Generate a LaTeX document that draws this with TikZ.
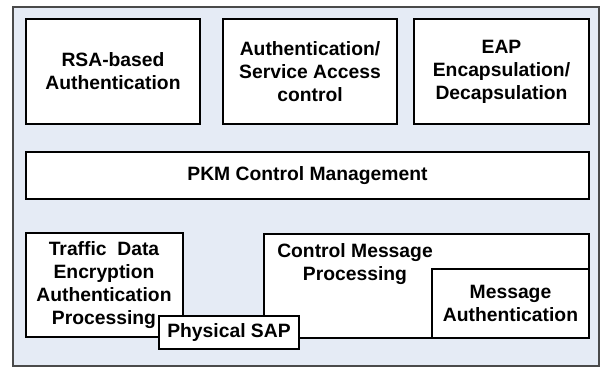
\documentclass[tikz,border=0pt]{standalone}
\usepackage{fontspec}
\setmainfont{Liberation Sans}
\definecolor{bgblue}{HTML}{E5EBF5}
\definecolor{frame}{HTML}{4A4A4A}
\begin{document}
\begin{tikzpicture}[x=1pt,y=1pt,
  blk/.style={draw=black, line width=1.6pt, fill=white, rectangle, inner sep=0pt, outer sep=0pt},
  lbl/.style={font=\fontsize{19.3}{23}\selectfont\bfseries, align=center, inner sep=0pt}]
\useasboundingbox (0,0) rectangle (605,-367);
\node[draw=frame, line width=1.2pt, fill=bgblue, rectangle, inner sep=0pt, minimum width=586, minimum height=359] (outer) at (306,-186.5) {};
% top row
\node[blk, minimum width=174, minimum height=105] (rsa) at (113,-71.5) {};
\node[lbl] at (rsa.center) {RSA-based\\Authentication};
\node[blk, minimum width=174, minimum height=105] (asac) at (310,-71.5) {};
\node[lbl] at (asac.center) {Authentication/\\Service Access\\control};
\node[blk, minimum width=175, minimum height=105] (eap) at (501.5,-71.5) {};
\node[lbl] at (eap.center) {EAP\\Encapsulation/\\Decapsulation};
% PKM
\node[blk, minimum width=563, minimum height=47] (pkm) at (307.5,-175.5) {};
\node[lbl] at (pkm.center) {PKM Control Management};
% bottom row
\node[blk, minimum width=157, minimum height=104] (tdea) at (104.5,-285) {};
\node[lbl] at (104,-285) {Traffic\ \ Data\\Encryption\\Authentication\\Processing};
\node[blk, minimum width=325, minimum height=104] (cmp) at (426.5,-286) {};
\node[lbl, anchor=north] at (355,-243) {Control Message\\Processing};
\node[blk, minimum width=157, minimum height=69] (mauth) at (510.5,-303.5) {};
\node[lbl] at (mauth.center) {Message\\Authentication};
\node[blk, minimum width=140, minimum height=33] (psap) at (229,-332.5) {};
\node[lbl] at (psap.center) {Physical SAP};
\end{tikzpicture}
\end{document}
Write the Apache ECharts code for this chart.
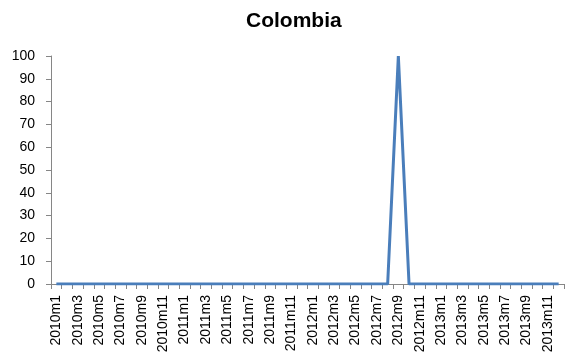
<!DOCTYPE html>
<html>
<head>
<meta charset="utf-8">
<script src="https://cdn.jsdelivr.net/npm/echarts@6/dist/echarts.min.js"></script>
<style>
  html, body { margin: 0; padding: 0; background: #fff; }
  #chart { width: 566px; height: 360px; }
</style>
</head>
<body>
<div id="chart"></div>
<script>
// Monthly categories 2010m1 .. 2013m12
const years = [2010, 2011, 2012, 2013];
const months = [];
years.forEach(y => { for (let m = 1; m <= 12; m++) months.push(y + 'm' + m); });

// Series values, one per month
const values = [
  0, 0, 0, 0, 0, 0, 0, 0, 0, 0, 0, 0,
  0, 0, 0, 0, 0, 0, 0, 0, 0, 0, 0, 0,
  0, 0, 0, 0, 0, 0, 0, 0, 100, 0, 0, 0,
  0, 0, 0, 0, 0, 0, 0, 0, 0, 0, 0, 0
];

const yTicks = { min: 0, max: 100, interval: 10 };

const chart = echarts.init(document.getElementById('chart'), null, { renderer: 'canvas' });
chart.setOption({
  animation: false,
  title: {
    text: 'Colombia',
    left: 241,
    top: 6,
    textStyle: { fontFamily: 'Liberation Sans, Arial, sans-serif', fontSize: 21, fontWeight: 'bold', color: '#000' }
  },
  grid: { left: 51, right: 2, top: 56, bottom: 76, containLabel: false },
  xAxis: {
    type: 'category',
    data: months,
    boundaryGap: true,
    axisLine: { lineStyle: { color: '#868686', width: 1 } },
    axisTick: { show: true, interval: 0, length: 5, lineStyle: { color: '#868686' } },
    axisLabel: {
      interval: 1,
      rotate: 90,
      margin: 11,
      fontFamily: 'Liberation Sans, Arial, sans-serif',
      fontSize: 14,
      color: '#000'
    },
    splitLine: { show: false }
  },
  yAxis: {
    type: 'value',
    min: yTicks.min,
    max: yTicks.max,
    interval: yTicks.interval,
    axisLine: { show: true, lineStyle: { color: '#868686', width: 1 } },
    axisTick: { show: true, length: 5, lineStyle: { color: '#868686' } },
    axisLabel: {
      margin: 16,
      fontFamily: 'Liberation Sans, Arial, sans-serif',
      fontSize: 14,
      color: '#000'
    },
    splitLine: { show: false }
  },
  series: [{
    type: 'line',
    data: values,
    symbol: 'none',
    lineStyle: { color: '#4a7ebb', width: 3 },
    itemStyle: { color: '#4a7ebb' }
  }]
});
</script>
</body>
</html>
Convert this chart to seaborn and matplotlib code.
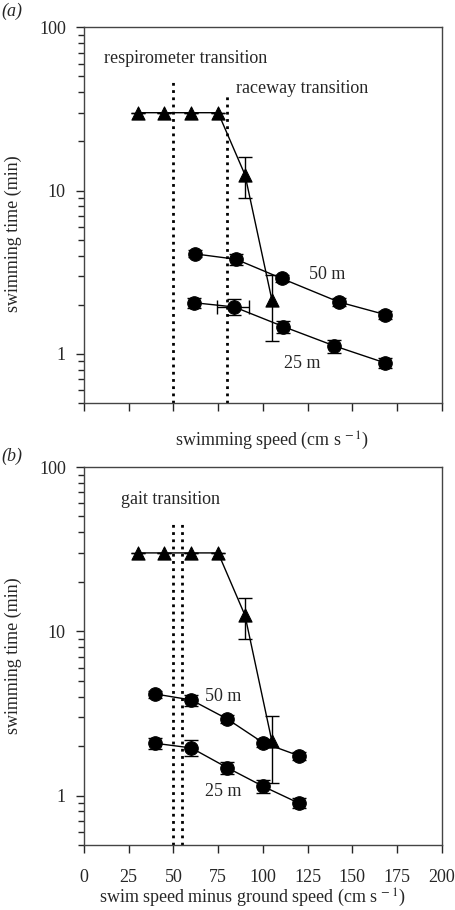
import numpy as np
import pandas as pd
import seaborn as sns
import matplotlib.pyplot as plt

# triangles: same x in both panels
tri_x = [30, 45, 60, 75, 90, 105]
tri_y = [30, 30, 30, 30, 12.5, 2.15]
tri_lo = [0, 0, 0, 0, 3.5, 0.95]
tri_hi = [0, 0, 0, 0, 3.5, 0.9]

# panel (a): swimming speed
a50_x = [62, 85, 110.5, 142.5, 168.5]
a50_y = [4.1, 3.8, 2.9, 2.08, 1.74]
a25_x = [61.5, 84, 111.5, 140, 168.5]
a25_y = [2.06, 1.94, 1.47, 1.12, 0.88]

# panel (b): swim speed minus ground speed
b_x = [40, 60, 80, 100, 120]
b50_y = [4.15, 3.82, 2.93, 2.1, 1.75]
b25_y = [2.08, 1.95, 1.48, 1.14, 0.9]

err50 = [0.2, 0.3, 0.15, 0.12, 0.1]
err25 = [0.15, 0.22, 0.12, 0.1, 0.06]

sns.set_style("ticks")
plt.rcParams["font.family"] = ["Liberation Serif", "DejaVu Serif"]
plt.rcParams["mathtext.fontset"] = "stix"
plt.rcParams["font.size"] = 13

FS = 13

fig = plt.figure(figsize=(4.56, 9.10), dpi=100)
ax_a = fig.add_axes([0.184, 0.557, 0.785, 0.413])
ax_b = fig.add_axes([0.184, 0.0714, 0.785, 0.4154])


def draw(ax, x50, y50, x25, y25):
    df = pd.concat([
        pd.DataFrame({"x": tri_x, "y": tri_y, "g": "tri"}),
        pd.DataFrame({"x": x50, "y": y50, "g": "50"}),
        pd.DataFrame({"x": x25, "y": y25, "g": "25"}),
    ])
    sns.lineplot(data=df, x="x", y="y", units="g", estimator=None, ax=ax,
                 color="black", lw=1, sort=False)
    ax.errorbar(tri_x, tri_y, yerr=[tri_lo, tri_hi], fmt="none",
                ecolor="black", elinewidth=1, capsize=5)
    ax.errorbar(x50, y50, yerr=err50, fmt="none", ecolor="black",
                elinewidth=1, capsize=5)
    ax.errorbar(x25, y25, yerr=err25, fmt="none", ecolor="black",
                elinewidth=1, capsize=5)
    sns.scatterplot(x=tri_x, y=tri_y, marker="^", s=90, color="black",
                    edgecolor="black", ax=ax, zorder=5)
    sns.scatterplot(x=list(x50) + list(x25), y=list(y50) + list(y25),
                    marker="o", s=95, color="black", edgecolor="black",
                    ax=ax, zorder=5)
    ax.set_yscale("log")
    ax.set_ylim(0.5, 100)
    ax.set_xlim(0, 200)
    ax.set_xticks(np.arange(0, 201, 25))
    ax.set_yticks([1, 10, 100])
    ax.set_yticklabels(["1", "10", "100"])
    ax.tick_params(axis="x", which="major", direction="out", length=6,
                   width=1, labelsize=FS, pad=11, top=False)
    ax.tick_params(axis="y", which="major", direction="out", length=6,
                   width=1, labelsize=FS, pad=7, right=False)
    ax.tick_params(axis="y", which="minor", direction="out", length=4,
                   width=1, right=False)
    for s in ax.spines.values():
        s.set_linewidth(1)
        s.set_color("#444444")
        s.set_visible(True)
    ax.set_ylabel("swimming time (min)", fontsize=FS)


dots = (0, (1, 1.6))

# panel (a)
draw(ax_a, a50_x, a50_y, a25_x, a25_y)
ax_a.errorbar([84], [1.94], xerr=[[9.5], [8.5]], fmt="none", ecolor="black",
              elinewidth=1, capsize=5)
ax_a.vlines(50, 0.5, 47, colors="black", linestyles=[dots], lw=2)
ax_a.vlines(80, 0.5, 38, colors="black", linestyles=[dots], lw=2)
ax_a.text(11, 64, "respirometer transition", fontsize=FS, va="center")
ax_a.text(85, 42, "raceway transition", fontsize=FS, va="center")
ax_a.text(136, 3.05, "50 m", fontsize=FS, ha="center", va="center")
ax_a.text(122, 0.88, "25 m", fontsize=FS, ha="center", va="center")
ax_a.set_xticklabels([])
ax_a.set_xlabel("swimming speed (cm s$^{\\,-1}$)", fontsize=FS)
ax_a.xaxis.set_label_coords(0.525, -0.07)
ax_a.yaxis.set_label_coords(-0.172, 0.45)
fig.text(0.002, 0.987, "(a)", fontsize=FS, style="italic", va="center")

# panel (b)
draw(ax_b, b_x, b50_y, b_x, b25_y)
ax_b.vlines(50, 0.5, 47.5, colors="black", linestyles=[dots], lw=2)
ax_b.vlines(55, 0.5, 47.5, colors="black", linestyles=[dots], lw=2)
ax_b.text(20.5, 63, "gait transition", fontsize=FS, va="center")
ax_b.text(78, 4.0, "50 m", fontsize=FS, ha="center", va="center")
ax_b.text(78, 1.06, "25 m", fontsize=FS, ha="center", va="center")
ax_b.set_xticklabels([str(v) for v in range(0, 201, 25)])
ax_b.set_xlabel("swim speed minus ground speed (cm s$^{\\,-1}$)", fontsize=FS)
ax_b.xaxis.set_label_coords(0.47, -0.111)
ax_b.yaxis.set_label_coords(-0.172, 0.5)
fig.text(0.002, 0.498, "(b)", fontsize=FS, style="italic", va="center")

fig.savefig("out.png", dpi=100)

> _Task_:
Repeat exactly the lines above, from the line that contains "Write the Apache ECharts code for this chart." down through the line that contains "100, interval: 10". Include both of those lines and none of the pictures.

> _Complete response_:
Write the Apache ECharts code for this chart.
<!DOCTYPE html>
<html>
<head>
<meta charset="utf-8">
<script src="https://cdn.jsdelivr.net/npm/echarts@6/dist/echarts.min.js"></script>
<style>
  html, body { margin: 0; padding: 0; background: #fff; }
  #chart { width: 566px; height: 360px; }
</style>
</head>
<body>
<div id="chart"></div>
<script>
// Monthly categories 2010m1 .. 2013m12
const years = [2010, 2011, 2012, 2013];
const months = [];
years.forEach(y => { for (let m = 1; m <= 12; m++) months.push(y + 'm' + m); });

// Series values, one per month
const values = [
  0, 0, 0, 0, 0, 0, 0, 0, 0, 0, 0, 0,
  0, 0, 0, 0, 0, 0, 0, 0, 0, 0, 0, 0,
  0, 0, 0, 0, 0, 0, 0, 0, 100, 0, 0, 0,
  0, 0, 0, 0, 0, 0, 0, 0, 0, 0, 0, 0
];

const yTicks = { min: 0, max: 100, interval: 10 };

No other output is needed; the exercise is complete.